To begin with, please download the example file and open it in a text editor (but not Excel as it changes time stamps etc). It should look something like this:

iolite python importer example agilent file contents

There are four header lines (lines 1 to 4) that include the file path of the raw data file (line 1); a line describing what the file contains (intensity vs time, in CPS/Counts; line 2); the datetime stamp, along with the batch information (line 3); and the column headers (line 4).

The most basic iolite python import module just needs to create create a time array (by ‘array’ here I mean a column of data values, sometimes also called a vector of data: think of a column of data in an Excel spreadsheet), and an array of values for each channel to be loaded. The time values in the time array as in seconds since the Unix epoch (also known as Unix Time). Most mass spec files record the sample start time and date in the headers (the “timestamp”), and then record the time offset for each measurement. We need to convert the timestamp into seconds since the Epoch, and then add this to the offset seconds.

The importer should also create a File object (so that a File appears in the Files Browser), and it’s also handy to create a Sample from the file (which will appear in the Samples Browser). A good importer also lets the user know what’s happening with progress updates, and error messages if something goes wrong. We’ll include those in the our importer too. You can also include debug statements (messages that are to help you the programmer work out where/when things go wrong).

An importer has three required functions:

  • accepted_files(): lets iolite know what file extensions this importer accepts (e.g. “.csv”)
  • correct_format(): checks a given file to make sure that the importer can load the file (usually by looking for a key piece of text within the file)
  • import_data(): the function that actually imports the data and adds it to your Session

You can also have any number of your own functions, but the three above are the minimum required.

iolite v4 comes with many site packages for python that you can use in your scripts. For this very simple importer, we’re just going to use Pandas, Python regular expressions and Python DateTimes.

There is also some metadata at the top of each iolite python script.
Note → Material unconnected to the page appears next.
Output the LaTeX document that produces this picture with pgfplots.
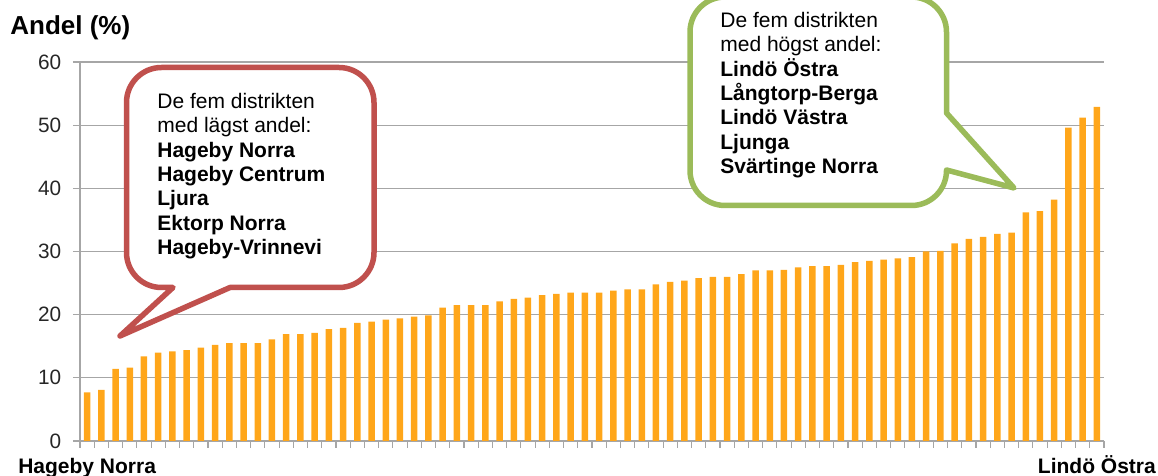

This metadata tells iolite what the module is called, what type of script it is etc. Now lets get started writing some code. I suggest opening a new file in your favourite text editor (I use the free Atom text editor, but NotePad, TextEdit, etc are all ok too).

Let’s start with our script metadata. Copy and paste this into your new file:

# A python-based importer for iolite 4 starts with some metadata
#/ Name: example agilent importer
#/ Type: Importer
#/ Authors: Joe Petrus and Bence Paul
#/ Description: An importer for loading Agilent .csv files
#/ References: None
#/ Version: 1.0
#/ Contact: support@iolite-software.com

You can put whatever values into this lines, as long as you keep the field names (e.g. Name: is a field etc) the same.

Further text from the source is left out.